Last Friday, SalmonBusiness could report that prices this week would be around EUR 8 per kilogram. Since mid-January, the spot price has grown by EUR 3 per kilo. At the same time, (Norwegian) salmon exports have, year-on-year, increased by 4.1 percent so far this year (Akvafakta).

Demand-driven
That’s sensational and first and foremost about eager shoppers. They’re hungry for salmon. That, at least, is what the directors of the two largest aquaculture companies say they believe.

“Demand for salmon has increased compared with the end of 2017. That has yielded high prices and a good result for Marine Harvest,” chief exec Alf-Helge Aarskog said as he delivered the quarterly result this morning.

“Demand for seafood is strong, and this has caused a positive development in prices for the first-quarter of 2018,” Henning Beltestad, CEO at rival Leroy, said yesterday.

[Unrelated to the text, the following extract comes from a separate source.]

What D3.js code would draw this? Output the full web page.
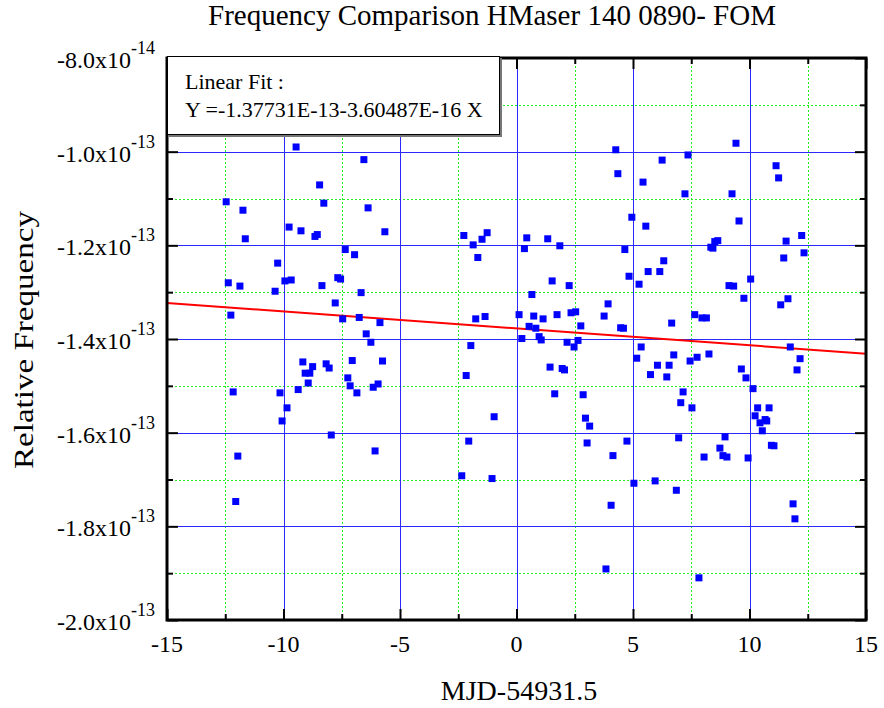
<!DOCTYPE html>
<html>
<head>
<meta charset="utf-8">
<script src="https://cdn.jsdelivr.net/npm/d3@7"></script>
<style>
  body { margin: 0; background: #fff; }
  text { font-family: "Liberation Serif", "Times New Roman", serif; fill: #000; }
</style>
</head>
<body>
<svg id="chart" width="884" height="708"></svg>
<script>
// MJD - 54931.5 (days)
const mjd = [-9.46,-6.55,-8.45,-12.46,-11.74,-8.27,-6.37,-11.64,-9.76,-9.25,-8.65,-8.55,-5.65,-2.26,-1.26,-1.48,-1.86,-1.66,-7.35,-6.95,
  -10.25,-12.37,-11.87,-9.94,-9.67,-10.36,-7.67,-7.55,-8.35,-6.67,-7.78,-12.26,-7.46,-6.75,-5.86,-6.45,-1.75,-1.35,0.11,
  4.26,6.25,7.36,9.42,11.14,11.25,4.35,5.43,7.23,9.25,4.95,5.55,9.55,0.44,0.34,1.34,1.86,4.65,8.34,8.43,8.51,
  8.64,11.57,12.24,11.47,12.34,6.32,5.65,6.15,4.83,5.26,1.53,2.26,10.05,9.12,9.32,0.66,9.76,11.65,11.34,3.93,
  0.74,1.14,1.74,2.34,2.54,3.76,2.76,7.65,7.96,8.15,6.66,4.47,4.59,0.54,0.83,0.23,0.97,2.64,1.06,2.17,
  2.47,5.35,5.16,6.75,7.75,8.26,7.45,6.05,6.55,5.75,6.45,1.44,1.96,2.06,1.64,2.86,2.96,3.14,3.03,4.74,
  4.14,7.15,7.05,7.53,6.96,8.95,8.73,8.86,9.03,8.05,9.94,9.65,9.85,10.15,10.35,10.84,10.24,10.45,10.67,10.74,
  10.55,10.94,11.05,11.75,12.17,12.04,5.04,5.95,6.86,4.06,11.87,11.95,3.84,7.83,
  -6.25,-1.96,-9.17,-8.75,-8.17,-8.04,-7.05,-5.75,-9.07,-8.87,-8.94,-9.37,-12.16,-10.15,-7.24,-7.14,-6.85,-6.15,-5.94,-2.16,
  -9.85,-10.06,-7.95,-6.07,-11.96,-0.96,-2.05,-2.35,-1.05,-12.05];

// relative frequency, in units of 1e-13
const relFreq = [-0.990,-1.017,-1.071,-1.107,-1.125,-1.110,-1.120,-1.186,-1.161,-1.169,-1.181,-1.177,-1.171,-1.179,-1.173,-1.187,-1.199,-1.226,-1.209,-1.220,
  -1.238,-1.280,-1.287,-1.276,-1.274,-1.298,-1.269,-1.272,-1.286,-1.301,-1.323,-1.349,-1.357,-1.354,-1.365,-1.389,-1.357,-1.352,-1.348,
  -0.996,-1.018,-1.007,-0.982,-1.030,-1.056,-1.047,-1.065,-1.090,-1.090,-1.140,-1.159,-1.148,-1.184,-1.207,-1.186,-1.201,-1.209,-1.204,-1.206,-1.192,
  -1.190,-1.191,-1.179,-1.227,-1.216,-1.233,-1.256,-1.256,-1.266,-1.283,-1.276,-1.286,-1.272,-1.286,-1.287,-1.305,-1.313,-1.314,-1.327,-1.325,
  -1.351,-1.357,-1.348,-1.344,-1.342,-1.351,-1.372,-1.348,-1.355,-1.355,-1.366,-1.376,-1.377,-1.373,-1.377,-1.399,-1.395,-1.403,-1.402,-1.407,
  -1.417,-1.417,-1.441,-1.434,-1.439,-1.432,-1.447,-1.456,-1.456,-1.476,-1.481,-1.460,-1.463,-1.466,-1.517,-1.519,-1.569,-1.586,-1.622,-1.618,
  -1.649,-1.513,-1.536,-1.547,-1.611,-1.609,-1.633,-1.649,-1.652,-1.652,-1.654,-1.464,-1.483,-1.506,-1.547,-1.547,-1.564,-1.579,-1.572,-1.575,
  -1.596,-1.627,-1.628,-1.417,-1.442,-1.466,-1.708,-1.703,-1.723,-1.755,-1.752,-1.784,-1.891,-1.910,
  -1.407,-1.414,-1.449,-1.459,-1.453,-1.462,-1.446,-1.447,-1.473,-1.473,-1.494,-1.508,-1.513,-1.515,-1.483,-1.500,-1.515,-1.503,-1.496,-1.478,
  -1.547,-1.575,-1.605,-1.639,-1.650,-1.566,-1.618,-1.692,-1.698,-1.747];

const xMajor = [-15, -10, -5, 0, 5, 10, 15];
const xMinor = [-12.5, -7.5, -2.5, 2.5, 7.5, 12.5];
const yMajor = [-0.8, -1.0, -1.2, -1.4, -1.6, -1.8, -2.0];
const yMinor = [-0.9, -1.1, -1.3, -1.5, -1.7, -1.9];
const yMantissa = ["-8.0", "-1.0", "-1.2", "-1.4", "-1.6", "-1.8", "-2.0"];
const yExponent = ["-14", "-13", "-13", "-13", "-13", "-13", "-13"];

// linear fit (units of 1e-13)
const fitIntercept = -1.37731;
const fitSlope = -0.00360487;
const fitText = ["Linear Fit :", "Y =-1.37731E-13-3.60487E-16 X"];

const svg = d3.select("#chart");
const pLeft = 167, pRight = 866, pTop = 58, pBottom = 620;

const x = d3.scaleLinear().domain([-15, 15]).range([pLeft, pRight]);
const y = d3.scaleLinear().domain([-2.0, -0.8]).range([pBottom, pTop]);

// title
svg.append("text")
    .attr("x", 492).attr("y", 25)
    .attr("text-anchor", "middle")
    .style("font-size", "29px")
    .text("Frequency Comparison HMaser 140 0890- FOM");

// grid, minor first
const grid = svg.append("g");
grid.selectAll(".vminor").data(xMinor).enter().append("line")
    .attr("x1", d => Math.round(x(d)) + 0.5).attr("x2", d => Math.round(x(d)) + 0.5)
    .attr("y1", pTop).attr("y2", pBottom)
    .attr("stroke", "#22ee22").attr("stroke-dasharray", "2,2");
grid.selectAll(".hminor").data(yMinor).enter().append("line")
    .attr("y1", d => Math.round(y(d)) + 0.5).attr("y2", d => Math.round(y(d)) + 0.5)
    .attr("x1", pLeft).attr("x2", pRight)
    .attr("stroke", "#22ee22").attr("stroke-dasharray", "2,2");
grid.selectAll(".vmajor").data(xMajor.slice(1, -1)).enter().append("line")
    .attr("x1", d => Math.round(x(d)) + 0.5).attr("x2", d => Math.round(x(d)) + 0.5)
    .attr("y1", pTop).attr("y2", pBottom)
    .attr("stroke", "#2a2aff");
grid.selectAll(".hmajor").data(yMajor.slice(1, -1)).enter().append("line")
    .attr("y1", d => Math.round(y(d)) + 0.5).attr("y2", d => Math.round(y(d)) + 0.5)
    .attr("x1", pLeft).attr("x2", pRight)
    .attr("stroke", "#2a2aff");

// fit line
svg.append("line")
    .attr("x1", x(-15)).attr("y1", y(fitIntercept + fitSlope * -15))
    .attr("x2", x(15)).attr("y2", y(fitIntercept + fitSlope * 15))
    .attr("stroke", "#ff0000").attr("stroke-width", 2);

// data points
const pts = mjd.map((d, i) => [d, relFreq[i]]);
svg.append("g").selectAll("rect").data(pts).enter().append("rect")
    .attr("x", d => x(d[0]) - 3.5)
    .attr("y", d => y(d[1]) - 3.5)
    .attr("width", 7).attr("height", 7)
    .attr("fill", "#0000ff");

// ticks on all four sides, pointing inwards
function tickAxis(axis, major, minor, transform) {
    const g1 = svg.append("g").attr("transform", transform)
        .call(axis.tickValues(major).tickSize(-11).tickFormat(""));
    const g2 = svg.append("g").attr("transform", transform)
        .call(axis.tickValues(minor).tickSize(-6).tickFormat(""));
    [g1, g2].forEach(g => {
        g.select(".domain").remove();
        g.selectAll("line").attr("stroke", "#000").attr("stroke-width", 2);
    });
}
tickAxis(d3.axisBottom(x), xMajor, xMinor, `translate(0,${pBottom})`);
tickAxis(d3.axisTop(x), xMajor, xMinor, `translate(0,${pTop})`);
tickAxis(d3.axisLeft(y), yMajor, yMinor, `translate(${pLeft},0)`);
tickAxis(d3.axisRight(y), yMajor, yMinor, `translate(${pRight},0)`);

// frame
svg.append("rect")
    .attr("x", pLeft).attr("y", pTop)
    .attr("width", pRight - pLeft).attr("height", pBottom - pTop)
    .attr("fill", "none").attr("stroke", "#000").attr("stroke-width", 3);

// x tick labels
svg.append("g").selectAll("text").data(xMajor).enter().append("text")
    .attr("x", d => x(d)).attr("y", pBottom + 32)
    .attr("text-anchor", "middle")
    .style("font-size", "24px")
    .text(d => d);

// y tick labels with superscript exponent
const yl = svg.append("g").selectAll("text").data(yMajor).enter().append("text")
    .attr("x", 155).attr("y", d => y(d) + 10)
    .attr("text-anchor", "end");
yl.append("tspan").style("font-size", "24px").text((d, i) => yMantissa[i] + "x10");
yl.append("tspan").style("font-size", "18px").attr("dy", -14).text((d, i) => yExponent[i]);

// axis titles
svg.append("text")
    .attr("x", 519).attr("y", 700)
    .attr("text-anchor", "middle")
    .style("font-size", "28px")
    .text("MJD-54931.5");

svg.append("text")
    .attr("transform", "translate(33,340) rotate(-90)")
    .attr("text-anchor", "middle")
    .style("font-size", "28px")
    .attr("textLength", 258).attr("lengthAdjust", "spacingAndGlyphs")
    .text("Relative Frequency");

// fit legend box
const lg = svg.append("g");
lg.append("rect")
    .attr("x", 169).attr("y", 58).attr("width", 333).attr("height", 79)
    .attr("fill", "#777");
lg.append("rect")
    .attr("x", 167.5).attr("y", 56.5).attr("width", 332).attr("height", 78)
    .attr("fill", "#fff").attr("stroke", "#000").attr("stroke-width", 1);
lg.selectAll("text").data(fitText).enter().append("text")
    .attr("x", 185).attr("y", (d, i) => 89 + i * 28)
    .style("font-size", "22px")
    .text(d => d);
</script>
</body>
</html>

It’s demand, not a cold late-winter of slow marine grow-out that’s in focus and the main explanation, when the heads of the big salmon farmers describe the year’s price upswing.

Record
Look closely at this overview.

Both 2016 and 2017 saw exceptionally high salmon prices. But, 2018 could be even better. The second quarter, normally the year’s best-paid, this year features salmon prices that rise higher than those of 2016 and 2017 — and by good margins.

Down turn
That stands in contrast to views held as the year began. As it delivered export numbers for 2017, the Norwegian Seafood Council ventured a prediction for 2018. The marketing people in Tromso — whose job is to promote salmon — said they saw downturn and a fall of 12 percent year-on-year, when they predicted EUR 5 on average for the year. That was somewhat more optimistic than (ocean industry watcher) Nordea Markets who, just before Christmas, broadcast price expectations of about EUR 4.8.

The market wanted it oh-so different.

Party food
The literature in Marine Harvest’s first-quarter report clearly shows that which now appears to be the paradigm. Over the past five years, the salmon price has for only short periods registered below EUR 5 per kilo.

The market’s judgement is that salmon, at today’s range, isn’t an everyday fish. It’s reserved for restaurant tables and weekend dinners, and end-customers are more than willing to pay for it.